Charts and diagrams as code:

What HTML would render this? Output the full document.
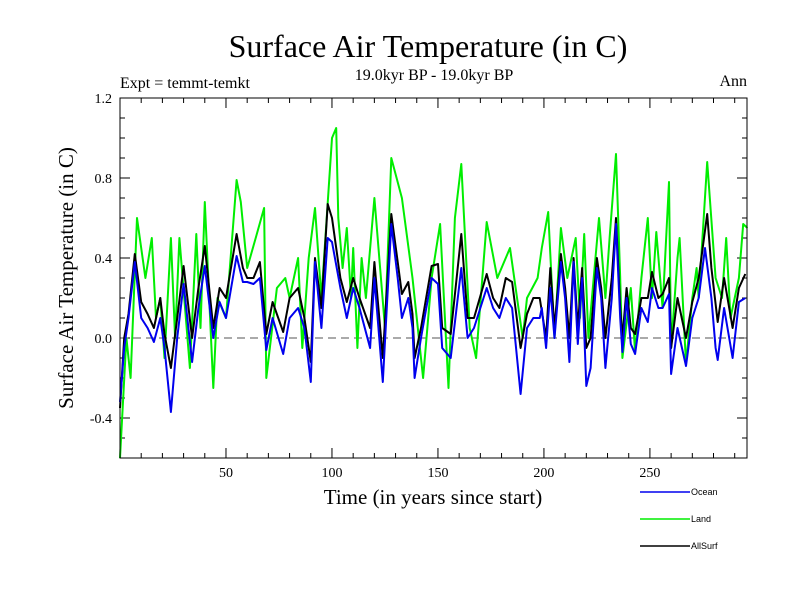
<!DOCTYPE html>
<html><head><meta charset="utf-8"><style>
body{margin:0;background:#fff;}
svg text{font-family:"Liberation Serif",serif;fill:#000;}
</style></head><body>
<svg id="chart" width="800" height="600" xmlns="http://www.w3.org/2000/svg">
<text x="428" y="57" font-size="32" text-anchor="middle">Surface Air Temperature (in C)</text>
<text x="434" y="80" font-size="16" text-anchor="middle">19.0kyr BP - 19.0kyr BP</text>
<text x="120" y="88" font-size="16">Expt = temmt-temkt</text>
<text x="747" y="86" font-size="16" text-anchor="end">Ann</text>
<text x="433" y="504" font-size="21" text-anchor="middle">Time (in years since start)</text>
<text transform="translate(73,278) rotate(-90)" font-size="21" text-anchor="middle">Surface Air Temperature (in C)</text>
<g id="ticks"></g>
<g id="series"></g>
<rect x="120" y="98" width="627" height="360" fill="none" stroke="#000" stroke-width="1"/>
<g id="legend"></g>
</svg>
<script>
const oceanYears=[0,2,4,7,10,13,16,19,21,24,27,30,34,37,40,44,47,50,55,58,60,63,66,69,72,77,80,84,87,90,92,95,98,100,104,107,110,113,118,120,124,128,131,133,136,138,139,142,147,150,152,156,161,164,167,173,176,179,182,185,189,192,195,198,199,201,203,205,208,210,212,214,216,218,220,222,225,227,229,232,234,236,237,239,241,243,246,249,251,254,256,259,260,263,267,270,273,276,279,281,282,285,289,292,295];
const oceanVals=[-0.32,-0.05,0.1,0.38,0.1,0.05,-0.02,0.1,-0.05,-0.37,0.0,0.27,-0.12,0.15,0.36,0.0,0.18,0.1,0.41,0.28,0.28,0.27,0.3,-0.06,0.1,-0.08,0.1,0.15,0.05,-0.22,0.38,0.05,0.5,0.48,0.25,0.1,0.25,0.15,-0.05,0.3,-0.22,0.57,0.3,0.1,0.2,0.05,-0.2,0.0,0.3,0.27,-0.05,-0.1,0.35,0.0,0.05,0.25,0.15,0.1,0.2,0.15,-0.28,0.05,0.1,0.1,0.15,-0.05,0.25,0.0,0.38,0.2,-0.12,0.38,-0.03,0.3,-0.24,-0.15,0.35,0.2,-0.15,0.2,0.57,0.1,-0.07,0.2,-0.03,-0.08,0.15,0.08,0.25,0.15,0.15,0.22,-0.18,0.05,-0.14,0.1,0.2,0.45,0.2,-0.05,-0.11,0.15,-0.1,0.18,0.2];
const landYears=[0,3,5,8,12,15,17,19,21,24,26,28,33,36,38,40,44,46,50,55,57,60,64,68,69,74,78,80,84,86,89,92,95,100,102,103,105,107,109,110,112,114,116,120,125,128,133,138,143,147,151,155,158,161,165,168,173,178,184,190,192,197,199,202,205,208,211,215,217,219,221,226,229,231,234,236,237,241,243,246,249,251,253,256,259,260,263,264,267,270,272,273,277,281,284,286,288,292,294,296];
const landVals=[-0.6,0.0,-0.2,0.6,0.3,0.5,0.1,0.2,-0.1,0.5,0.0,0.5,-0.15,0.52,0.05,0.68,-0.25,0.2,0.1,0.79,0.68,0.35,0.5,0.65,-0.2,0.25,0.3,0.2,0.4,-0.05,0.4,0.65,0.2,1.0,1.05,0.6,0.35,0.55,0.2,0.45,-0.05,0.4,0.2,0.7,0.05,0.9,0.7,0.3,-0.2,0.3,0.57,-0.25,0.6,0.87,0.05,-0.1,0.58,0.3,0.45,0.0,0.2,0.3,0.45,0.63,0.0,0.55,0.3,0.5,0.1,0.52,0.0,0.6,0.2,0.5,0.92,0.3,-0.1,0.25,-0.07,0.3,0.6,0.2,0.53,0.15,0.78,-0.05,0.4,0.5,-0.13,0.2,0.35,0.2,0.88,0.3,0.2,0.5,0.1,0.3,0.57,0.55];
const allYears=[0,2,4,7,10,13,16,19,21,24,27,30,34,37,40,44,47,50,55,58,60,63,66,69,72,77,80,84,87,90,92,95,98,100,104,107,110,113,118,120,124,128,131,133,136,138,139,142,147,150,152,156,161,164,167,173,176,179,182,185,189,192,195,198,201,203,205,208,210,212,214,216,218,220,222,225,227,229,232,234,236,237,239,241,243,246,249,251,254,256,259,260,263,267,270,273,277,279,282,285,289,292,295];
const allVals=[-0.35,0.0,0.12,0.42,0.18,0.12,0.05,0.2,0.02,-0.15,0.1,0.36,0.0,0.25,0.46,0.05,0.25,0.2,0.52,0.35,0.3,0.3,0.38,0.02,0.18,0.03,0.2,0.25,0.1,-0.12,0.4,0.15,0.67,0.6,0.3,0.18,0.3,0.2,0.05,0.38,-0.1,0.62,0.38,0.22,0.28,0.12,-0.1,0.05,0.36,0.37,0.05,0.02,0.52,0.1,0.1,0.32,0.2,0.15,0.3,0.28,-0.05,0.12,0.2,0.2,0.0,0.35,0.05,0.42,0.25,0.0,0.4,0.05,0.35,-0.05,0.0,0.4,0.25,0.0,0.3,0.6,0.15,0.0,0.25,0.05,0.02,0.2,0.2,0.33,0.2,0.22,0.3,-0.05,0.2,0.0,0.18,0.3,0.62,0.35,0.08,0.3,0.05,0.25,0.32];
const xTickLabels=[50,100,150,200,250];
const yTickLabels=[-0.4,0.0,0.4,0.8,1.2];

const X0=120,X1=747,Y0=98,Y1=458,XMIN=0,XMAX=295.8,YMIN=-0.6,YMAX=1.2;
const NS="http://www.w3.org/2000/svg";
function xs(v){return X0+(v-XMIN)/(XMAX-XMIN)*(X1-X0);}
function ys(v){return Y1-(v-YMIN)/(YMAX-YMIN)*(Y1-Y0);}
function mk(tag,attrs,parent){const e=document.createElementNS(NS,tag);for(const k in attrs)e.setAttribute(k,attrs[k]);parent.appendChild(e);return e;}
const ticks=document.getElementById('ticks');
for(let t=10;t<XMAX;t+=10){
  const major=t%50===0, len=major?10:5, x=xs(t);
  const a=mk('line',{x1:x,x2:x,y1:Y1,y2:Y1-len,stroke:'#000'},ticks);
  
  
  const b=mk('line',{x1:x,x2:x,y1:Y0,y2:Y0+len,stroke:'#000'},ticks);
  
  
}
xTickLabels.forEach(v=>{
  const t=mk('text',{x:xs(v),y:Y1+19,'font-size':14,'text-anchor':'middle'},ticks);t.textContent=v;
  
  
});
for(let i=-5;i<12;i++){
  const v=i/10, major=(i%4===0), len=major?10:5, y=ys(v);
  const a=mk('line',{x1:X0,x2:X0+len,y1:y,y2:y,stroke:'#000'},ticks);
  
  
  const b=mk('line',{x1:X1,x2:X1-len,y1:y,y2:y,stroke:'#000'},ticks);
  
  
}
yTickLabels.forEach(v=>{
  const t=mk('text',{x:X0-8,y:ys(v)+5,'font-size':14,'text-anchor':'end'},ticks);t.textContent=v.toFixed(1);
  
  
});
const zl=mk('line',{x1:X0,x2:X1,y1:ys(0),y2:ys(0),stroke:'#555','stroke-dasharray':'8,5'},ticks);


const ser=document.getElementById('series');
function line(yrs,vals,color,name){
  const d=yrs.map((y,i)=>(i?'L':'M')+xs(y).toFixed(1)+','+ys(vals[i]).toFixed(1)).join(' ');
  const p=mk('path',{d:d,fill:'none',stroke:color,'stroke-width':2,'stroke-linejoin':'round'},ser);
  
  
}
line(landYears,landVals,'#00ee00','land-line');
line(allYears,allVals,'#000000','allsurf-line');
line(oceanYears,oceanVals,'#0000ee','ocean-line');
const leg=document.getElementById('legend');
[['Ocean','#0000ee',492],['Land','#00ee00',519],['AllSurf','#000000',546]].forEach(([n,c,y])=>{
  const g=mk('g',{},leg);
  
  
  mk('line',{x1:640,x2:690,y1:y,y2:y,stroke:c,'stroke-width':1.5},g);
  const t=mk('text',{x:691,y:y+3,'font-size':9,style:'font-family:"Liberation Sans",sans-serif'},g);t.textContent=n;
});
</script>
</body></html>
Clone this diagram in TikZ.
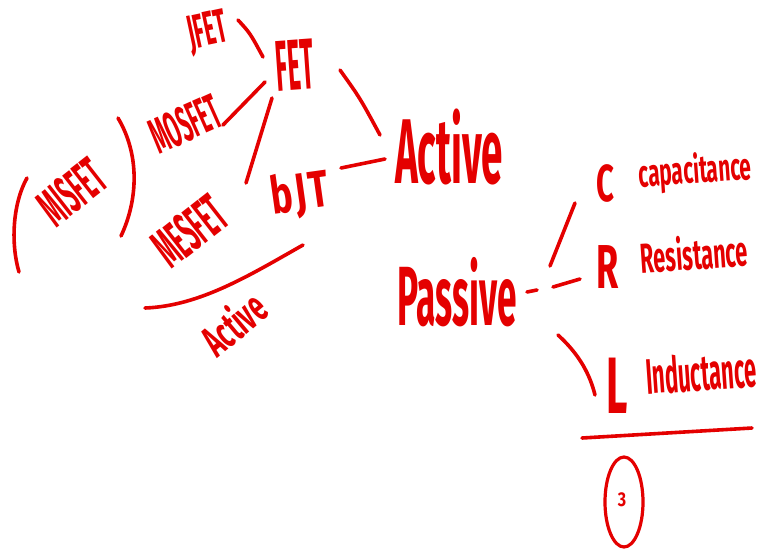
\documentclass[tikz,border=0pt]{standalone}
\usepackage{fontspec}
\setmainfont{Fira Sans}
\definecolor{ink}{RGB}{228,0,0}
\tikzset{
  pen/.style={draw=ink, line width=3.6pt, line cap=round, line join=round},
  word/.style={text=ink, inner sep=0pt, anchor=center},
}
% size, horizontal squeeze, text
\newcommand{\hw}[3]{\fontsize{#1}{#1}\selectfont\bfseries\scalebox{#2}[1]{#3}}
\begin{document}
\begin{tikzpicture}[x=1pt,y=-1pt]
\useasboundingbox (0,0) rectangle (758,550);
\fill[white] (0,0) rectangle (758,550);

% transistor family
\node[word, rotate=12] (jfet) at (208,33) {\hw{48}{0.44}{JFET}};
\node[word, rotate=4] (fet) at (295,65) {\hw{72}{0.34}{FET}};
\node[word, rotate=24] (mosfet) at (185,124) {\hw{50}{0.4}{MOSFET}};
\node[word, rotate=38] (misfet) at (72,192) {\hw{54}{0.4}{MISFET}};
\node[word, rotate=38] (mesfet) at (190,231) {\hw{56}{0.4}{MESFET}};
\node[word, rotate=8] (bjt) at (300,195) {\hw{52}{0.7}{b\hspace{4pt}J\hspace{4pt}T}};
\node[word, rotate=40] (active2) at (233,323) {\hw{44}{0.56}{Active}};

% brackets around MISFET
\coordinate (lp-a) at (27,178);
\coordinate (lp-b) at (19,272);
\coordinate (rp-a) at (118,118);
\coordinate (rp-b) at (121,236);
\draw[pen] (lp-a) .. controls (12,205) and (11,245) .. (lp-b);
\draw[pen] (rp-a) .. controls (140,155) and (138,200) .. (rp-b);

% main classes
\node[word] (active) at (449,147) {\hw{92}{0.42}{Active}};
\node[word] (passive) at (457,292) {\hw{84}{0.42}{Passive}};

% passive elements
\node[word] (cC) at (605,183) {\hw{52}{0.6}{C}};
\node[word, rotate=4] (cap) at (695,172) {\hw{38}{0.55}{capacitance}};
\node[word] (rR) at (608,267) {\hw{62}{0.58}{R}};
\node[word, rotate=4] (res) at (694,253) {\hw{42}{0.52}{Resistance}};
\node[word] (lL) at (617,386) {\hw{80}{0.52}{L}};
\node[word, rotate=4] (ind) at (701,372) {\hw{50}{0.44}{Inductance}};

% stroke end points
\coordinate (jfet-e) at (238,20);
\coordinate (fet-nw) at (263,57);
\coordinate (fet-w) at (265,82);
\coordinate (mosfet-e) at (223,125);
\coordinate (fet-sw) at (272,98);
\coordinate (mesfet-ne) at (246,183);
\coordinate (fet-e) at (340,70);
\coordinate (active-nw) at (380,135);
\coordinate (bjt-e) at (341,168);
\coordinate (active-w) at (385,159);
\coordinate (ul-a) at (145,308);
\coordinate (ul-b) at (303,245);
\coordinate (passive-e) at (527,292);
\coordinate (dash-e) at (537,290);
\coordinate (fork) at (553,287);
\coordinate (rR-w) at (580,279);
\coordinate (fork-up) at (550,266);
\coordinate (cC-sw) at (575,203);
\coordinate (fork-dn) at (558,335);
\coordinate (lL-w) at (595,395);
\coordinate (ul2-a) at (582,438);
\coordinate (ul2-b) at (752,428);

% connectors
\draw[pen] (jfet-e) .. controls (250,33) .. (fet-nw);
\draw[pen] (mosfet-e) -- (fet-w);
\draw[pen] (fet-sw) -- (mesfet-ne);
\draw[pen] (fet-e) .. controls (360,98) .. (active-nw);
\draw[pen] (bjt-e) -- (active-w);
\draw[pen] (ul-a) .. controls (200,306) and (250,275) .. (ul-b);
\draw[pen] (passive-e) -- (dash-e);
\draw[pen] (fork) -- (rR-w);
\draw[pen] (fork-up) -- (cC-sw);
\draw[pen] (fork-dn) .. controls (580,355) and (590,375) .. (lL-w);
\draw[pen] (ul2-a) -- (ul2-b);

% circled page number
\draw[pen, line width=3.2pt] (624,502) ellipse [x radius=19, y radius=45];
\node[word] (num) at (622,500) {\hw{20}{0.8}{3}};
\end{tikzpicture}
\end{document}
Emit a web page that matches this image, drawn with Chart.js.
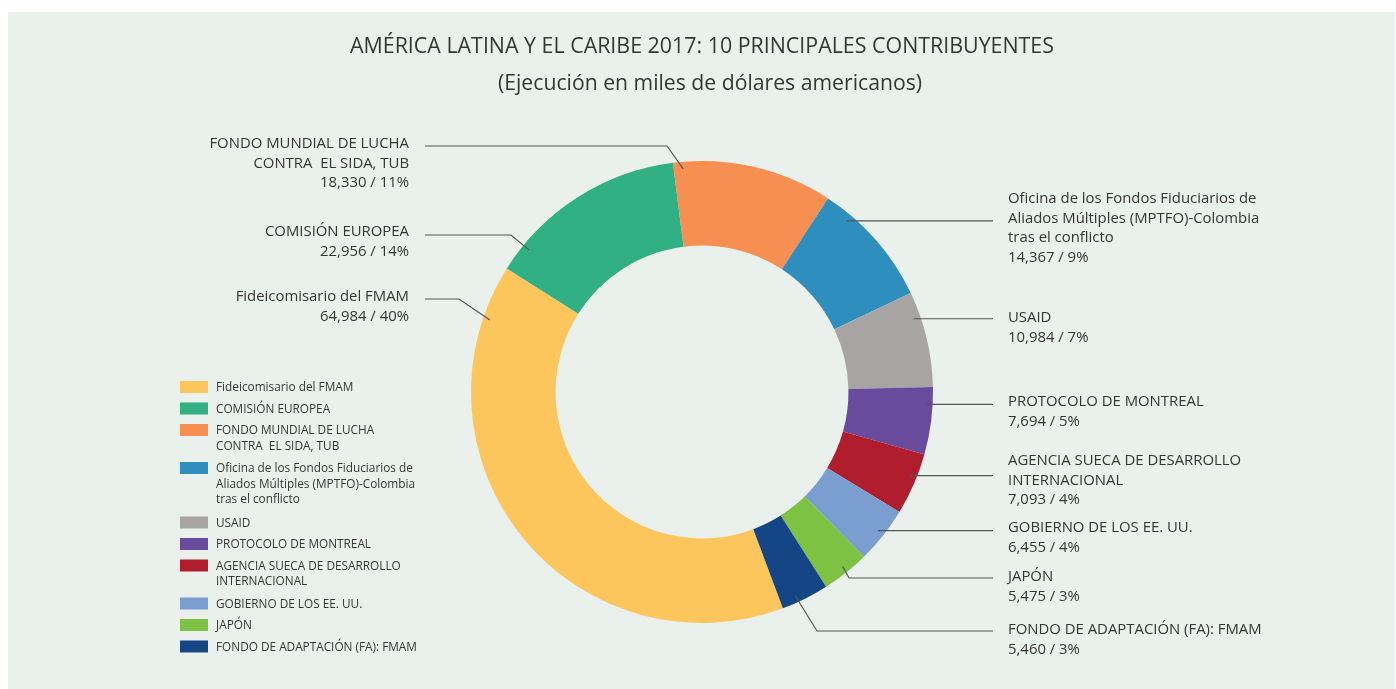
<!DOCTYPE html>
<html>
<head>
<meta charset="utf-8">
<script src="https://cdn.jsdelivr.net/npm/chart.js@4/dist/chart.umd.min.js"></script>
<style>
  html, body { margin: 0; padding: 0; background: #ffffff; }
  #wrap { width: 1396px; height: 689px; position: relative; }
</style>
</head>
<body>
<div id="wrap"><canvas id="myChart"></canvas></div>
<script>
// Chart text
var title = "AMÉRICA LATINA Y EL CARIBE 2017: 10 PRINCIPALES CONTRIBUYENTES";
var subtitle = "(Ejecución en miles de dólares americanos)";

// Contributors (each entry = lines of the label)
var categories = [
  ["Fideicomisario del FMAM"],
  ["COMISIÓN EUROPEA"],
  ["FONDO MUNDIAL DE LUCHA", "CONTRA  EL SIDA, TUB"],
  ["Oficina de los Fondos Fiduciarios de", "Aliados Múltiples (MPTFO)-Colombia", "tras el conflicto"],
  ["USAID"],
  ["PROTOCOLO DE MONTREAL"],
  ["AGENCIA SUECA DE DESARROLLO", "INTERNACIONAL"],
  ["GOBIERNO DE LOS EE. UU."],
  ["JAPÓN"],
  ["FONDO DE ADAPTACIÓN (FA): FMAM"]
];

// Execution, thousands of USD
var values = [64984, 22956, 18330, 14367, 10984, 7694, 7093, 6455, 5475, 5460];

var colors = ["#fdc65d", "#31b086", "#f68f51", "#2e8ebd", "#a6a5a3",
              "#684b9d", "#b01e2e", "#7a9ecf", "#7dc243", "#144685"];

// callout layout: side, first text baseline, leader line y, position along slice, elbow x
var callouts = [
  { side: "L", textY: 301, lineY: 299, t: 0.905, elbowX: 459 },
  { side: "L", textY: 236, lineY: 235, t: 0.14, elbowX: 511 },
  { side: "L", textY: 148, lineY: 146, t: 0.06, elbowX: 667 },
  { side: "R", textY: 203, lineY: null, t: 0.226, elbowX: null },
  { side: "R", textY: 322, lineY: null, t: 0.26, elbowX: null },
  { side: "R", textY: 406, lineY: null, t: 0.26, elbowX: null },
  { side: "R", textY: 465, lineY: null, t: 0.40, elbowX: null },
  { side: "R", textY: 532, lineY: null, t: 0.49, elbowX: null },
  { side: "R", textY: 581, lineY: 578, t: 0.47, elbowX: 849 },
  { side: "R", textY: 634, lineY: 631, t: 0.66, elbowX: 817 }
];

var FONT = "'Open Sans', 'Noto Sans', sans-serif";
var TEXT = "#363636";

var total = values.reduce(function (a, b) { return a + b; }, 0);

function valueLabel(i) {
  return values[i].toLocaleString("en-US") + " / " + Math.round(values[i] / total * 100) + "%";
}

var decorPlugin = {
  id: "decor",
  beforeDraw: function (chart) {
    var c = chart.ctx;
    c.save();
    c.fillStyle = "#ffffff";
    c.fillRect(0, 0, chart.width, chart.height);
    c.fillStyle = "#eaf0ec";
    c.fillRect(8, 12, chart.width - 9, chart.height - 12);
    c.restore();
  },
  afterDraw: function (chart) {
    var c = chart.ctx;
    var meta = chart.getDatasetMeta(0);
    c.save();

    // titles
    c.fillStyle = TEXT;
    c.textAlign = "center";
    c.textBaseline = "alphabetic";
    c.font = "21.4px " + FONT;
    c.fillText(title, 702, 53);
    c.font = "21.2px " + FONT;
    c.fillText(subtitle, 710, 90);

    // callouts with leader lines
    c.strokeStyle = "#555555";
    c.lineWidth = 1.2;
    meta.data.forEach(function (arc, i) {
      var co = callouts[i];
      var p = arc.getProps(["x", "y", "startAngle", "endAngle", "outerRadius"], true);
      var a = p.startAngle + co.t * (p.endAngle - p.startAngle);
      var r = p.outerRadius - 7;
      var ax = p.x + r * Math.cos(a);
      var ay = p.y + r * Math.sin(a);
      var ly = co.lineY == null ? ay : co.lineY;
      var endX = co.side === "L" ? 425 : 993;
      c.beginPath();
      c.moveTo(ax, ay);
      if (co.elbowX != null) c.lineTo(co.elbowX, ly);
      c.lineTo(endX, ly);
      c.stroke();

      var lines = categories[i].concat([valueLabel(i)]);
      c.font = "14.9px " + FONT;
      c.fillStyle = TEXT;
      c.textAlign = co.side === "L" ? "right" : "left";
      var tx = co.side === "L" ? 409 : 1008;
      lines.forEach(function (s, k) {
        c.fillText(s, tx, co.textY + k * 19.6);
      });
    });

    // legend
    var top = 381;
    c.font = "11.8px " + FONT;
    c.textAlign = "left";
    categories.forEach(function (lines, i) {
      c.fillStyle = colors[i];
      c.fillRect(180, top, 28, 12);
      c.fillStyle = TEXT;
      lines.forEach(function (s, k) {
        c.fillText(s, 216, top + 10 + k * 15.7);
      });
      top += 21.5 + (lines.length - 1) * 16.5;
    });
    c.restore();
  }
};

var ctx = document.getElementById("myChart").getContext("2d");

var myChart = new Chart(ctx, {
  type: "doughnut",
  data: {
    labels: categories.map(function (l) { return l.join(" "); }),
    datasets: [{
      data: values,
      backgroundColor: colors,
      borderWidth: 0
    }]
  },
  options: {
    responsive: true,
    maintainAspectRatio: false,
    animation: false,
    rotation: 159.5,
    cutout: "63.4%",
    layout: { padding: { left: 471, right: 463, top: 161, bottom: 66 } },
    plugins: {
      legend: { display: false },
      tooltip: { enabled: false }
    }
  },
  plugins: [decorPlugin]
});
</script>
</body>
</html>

## What is required
Reproduce the data above exactly, but only from the line containing "Clone this diagram in TikZ." through the line containing "rotate=4] (ind) at"; skip the pictures.

## Final result
Clone this diagram in TikZ.
\documentclass[tikz,border=0pt]{standalone}
\usepackage{fontspec}
\setmainfont{Fira Sans}
\definecolor{ink}{RGB}{228,0,0}
\tikzset{
  pen/.style={draw=ink, line width=3.6pt, line cap=round, line join=round},
  word/.style={text=ink, inner sep=0pt, anchor=center},
}
% size, horizontal squeeze, text
\newcommand{\hw}[3]{\fontsize{#1}{#1}\selectfont\bfseries\scalebox{#2}[1]{#3}}
\begin{document}
\begin{tikzpicture}[x=1pt,y=-1pt]
\useasboundingbox (0,0) rectangle (758,550);
\fill[white] (0,0) rectangle (758,550);

% transistor family
\node[word, rotate=12] (jfet) at (208,33) {\hw{48}{0.44}{JFET}};
\node[word, rotate=4] (fet) at (295,65) {\hw{72}{0.34}{FET}};
\node[word, rotate=24] (mosfet) at (185,124) {\hw{50}{0.4}{MOSFET}};
\node[word, rotate=38] (misfet) at (72,192) {\hw{54}{0.4}{MISFET}};
\node[word, rotate=38] (mesfet) at (190,231) {\hw{56}{0.4}{MESFET}};
\node[word, rotate=8] (bjt) at (300,195) {\hw{52}{0.7}{b\hspace{4pt}J\hspace{4pt}T}};
\node[word, rotate=40] (active2) at (233,323) {\hw{44}{0.56}{Active}};

% brackets around MISFET
\coordinate (lp-a) at (27,178);
\coordinate (lp-b) at (19,272);
\coordinate (rp-a) at (118,118);
\coordinate (rp-b) at (121,236);
\draw[pen] (lp-a) .. controls (12,205) and (11,245) .. (lp-b);
\draw[pen] (rp-a) .. controls (140,155) and (138,200) .. (rp-b);

% main classes
\node[word] (active) at (449,147) {\hw{92}{0.42}{Active}};
\node[word] (passive) at (457,292) {\hw{84}{0.42}{Passive}};

% passive elements
\node[word] (cC) at (605,183) {\hw{52}{0.6}{C}};
\node[word, rotate=4] (cap) at (695,172) {\hw{38}{0.55}{capacitance}};
\node[word] (rR) at (608,267) {\hw{62}{0.58}{R}};
\node[word, rotate=4] (res) at (694,253) {\hw{42}{0.52}{Resistance}};
\node[word] (lL) at (617,386) {\hw{80}{0.52}{L}};
\node[word, rotate=4] (ind) at (701,372) {\hw{50}{0.44}{Inductance}};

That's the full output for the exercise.